- THE PROBLEM -
Look through the records below, and copy out every line that holds the string "this".

- EXTRACTED MATERIAL -
▽
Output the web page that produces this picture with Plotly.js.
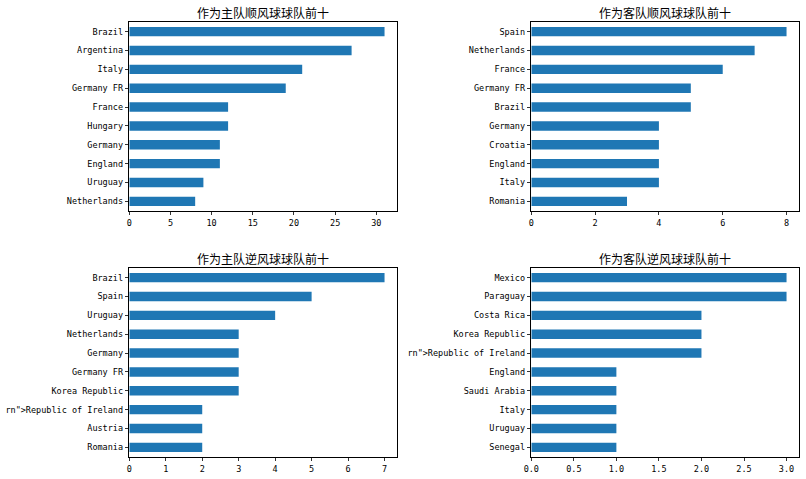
△
▽
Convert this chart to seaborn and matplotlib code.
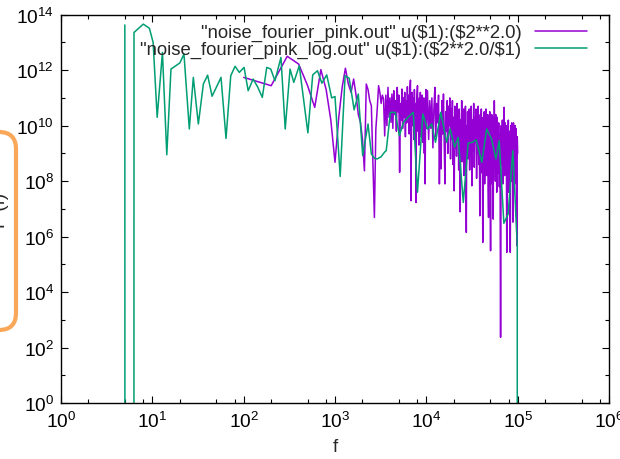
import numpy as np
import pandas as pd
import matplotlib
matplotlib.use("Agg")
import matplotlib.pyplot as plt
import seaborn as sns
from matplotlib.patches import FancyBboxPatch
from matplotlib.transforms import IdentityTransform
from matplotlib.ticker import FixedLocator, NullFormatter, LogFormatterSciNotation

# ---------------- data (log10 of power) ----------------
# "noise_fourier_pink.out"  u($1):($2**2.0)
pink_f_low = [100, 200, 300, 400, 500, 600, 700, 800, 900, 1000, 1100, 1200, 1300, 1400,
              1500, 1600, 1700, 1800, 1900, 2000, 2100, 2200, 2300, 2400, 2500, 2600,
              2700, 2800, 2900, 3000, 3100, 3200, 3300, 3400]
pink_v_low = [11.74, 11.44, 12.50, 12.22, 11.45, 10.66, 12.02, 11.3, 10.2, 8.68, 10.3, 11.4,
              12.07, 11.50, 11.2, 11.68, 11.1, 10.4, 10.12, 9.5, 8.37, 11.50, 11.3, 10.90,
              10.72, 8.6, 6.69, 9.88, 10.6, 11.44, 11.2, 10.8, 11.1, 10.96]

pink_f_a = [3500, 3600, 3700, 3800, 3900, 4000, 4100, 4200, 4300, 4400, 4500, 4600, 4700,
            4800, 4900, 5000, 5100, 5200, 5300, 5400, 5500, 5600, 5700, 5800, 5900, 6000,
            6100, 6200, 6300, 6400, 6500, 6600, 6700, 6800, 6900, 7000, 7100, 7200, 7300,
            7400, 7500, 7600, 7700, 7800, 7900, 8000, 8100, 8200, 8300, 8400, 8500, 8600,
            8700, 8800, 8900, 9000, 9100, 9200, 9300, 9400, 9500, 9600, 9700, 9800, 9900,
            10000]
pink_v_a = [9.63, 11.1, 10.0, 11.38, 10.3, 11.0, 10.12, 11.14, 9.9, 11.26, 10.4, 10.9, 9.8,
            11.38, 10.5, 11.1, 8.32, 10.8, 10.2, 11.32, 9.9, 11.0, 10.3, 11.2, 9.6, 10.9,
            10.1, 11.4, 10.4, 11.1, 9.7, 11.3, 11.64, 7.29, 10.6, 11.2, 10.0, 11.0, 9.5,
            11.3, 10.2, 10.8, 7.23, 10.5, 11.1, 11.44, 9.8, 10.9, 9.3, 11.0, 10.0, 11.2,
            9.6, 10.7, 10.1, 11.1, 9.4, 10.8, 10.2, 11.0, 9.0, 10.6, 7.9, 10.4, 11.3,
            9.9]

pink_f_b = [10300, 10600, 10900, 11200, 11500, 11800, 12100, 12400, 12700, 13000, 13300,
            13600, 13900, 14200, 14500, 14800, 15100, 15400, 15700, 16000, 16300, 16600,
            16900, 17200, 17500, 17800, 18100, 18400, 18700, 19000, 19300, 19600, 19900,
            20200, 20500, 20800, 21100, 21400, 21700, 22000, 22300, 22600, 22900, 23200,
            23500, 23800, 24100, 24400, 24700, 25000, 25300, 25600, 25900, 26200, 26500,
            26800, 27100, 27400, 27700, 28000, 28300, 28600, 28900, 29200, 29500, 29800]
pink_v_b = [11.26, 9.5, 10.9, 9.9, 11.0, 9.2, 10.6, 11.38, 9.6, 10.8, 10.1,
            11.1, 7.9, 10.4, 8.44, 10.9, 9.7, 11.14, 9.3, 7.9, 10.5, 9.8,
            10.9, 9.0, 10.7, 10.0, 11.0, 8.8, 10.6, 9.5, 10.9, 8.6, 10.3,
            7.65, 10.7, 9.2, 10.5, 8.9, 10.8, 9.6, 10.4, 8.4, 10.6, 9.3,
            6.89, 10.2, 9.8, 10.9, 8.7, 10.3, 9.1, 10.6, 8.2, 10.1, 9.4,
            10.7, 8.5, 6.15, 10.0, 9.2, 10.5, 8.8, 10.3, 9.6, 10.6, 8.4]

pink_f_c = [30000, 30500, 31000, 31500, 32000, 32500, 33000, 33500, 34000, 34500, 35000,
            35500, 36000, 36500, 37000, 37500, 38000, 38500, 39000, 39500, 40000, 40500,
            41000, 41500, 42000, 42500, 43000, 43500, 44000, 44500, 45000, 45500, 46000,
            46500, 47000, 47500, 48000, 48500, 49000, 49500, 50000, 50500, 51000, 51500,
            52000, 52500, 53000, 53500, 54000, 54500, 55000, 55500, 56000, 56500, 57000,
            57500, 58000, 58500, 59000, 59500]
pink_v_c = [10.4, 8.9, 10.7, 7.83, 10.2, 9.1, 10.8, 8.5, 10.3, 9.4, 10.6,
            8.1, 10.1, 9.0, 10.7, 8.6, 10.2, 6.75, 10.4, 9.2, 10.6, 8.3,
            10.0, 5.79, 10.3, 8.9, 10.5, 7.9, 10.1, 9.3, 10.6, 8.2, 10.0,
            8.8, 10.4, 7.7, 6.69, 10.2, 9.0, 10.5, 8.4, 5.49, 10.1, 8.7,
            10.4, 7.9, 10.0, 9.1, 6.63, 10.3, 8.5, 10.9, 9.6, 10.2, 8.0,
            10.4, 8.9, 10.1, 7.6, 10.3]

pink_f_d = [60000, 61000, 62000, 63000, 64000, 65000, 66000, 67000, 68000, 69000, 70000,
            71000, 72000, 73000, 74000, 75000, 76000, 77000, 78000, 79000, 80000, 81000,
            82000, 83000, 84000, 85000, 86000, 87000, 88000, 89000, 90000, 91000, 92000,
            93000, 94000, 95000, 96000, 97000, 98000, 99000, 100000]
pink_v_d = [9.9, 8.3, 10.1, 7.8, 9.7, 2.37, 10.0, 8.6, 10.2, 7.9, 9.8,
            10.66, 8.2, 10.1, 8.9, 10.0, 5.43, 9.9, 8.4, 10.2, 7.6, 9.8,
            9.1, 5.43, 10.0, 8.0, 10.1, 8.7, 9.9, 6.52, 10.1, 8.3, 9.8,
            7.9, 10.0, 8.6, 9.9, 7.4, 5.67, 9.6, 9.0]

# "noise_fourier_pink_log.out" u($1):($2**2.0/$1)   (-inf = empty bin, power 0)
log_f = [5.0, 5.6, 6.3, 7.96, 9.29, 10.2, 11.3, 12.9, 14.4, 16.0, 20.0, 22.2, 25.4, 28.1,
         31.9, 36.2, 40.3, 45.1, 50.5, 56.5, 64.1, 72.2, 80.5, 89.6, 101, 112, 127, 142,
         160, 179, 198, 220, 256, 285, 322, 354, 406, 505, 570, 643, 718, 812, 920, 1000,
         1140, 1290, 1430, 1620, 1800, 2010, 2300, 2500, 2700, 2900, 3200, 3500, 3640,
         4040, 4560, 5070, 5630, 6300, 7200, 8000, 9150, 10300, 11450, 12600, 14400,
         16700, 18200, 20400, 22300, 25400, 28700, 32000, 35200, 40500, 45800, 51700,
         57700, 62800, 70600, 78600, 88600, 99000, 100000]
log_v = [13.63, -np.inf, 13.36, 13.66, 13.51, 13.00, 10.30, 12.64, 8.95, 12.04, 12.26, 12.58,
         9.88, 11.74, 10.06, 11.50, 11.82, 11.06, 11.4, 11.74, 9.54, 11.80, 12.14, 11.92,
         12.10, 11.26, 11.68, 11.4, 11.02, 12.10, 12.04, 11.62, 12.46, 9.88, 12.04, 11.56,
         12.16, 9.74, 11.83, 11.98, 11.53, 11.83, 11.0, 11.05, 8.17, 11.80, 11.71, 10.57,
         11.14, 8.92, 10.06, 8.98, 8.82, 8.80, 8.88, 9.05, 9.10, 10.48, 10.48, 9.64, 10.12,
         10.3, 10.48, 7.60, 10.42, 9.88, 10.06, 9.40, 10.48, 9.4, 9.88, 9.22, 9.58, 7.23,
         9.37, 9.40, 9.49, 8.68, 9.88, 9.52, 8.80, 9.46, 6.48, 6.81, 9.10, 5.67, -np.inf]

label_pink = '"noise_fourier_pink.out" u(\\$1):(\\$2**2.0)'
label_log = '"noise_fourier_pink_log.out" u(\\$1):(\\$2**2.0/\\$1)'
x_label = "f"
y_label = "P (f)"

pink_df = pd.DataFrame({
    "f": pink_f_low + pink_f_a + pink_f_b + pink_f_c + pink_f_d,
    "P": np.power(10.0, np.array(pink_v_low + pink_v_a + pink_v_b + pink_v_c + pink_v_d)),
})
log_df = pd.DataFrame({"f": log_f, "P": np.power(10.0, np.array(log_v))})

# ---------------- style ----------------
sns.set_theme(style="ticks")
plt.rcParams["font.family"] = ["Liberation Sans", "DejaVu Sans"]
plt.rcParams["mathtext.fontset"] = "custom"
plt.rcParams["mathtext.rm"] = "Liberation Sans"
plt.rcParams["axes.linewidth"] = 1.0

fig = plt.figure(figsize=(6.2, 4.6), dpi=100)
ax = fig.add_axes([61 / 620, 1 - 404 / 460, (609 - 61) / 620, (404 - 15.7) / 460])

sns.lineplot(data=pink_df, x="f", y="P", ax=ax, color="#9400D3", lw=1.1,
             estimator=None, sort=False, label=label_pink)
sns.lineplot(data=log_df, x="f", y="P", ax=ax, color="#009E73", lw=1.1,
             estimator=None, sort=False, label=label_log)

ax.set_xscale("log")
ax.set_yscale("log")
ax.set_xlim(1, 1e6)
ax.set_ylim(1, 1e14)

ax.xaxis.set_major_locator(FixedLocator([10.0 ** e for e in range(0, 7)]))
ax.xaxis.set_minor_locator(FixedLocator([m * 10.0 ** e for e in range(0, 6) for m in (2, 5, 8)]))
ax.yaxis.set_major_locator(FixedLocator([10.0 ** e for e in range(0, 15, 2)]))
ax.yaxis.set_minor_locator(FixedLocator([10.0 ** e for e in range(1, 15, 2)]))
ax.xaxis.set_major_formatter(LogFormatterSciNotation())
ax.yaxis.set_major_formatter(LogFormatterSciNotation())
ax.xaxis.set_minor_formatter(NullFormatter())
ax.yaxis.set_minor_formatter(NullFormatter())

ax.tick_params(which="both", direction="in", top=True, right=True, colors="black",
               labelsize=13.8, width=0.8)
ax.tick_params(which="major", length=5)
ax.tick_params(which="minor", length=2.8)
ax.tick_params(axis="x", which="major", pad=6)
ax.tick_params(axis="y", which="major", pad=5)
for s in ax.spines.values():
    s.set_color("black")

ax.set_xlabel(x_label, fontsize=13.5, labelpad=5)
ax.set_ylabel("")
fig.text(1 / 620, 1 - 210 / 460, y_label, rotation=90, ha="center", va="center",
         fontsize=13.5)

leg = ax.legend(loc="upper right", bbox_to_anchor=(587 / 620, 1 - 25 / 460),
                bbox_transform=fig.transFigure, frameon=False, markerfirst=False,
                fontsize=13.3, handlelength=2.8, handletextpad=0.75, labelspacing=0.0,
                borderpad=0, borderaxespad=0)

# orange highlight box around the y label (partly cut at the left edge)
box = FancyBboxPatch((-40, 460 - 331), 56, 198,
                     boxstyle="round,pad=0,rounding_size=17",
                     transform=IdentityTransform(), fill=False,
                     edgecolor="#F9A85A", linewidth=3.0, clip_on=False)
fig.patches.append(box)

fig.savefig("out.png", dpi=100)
△
- RESPONSE -
Output the web page that produces this picture with Plotly.js.
Convert this chart to seaborn and matplotlib code.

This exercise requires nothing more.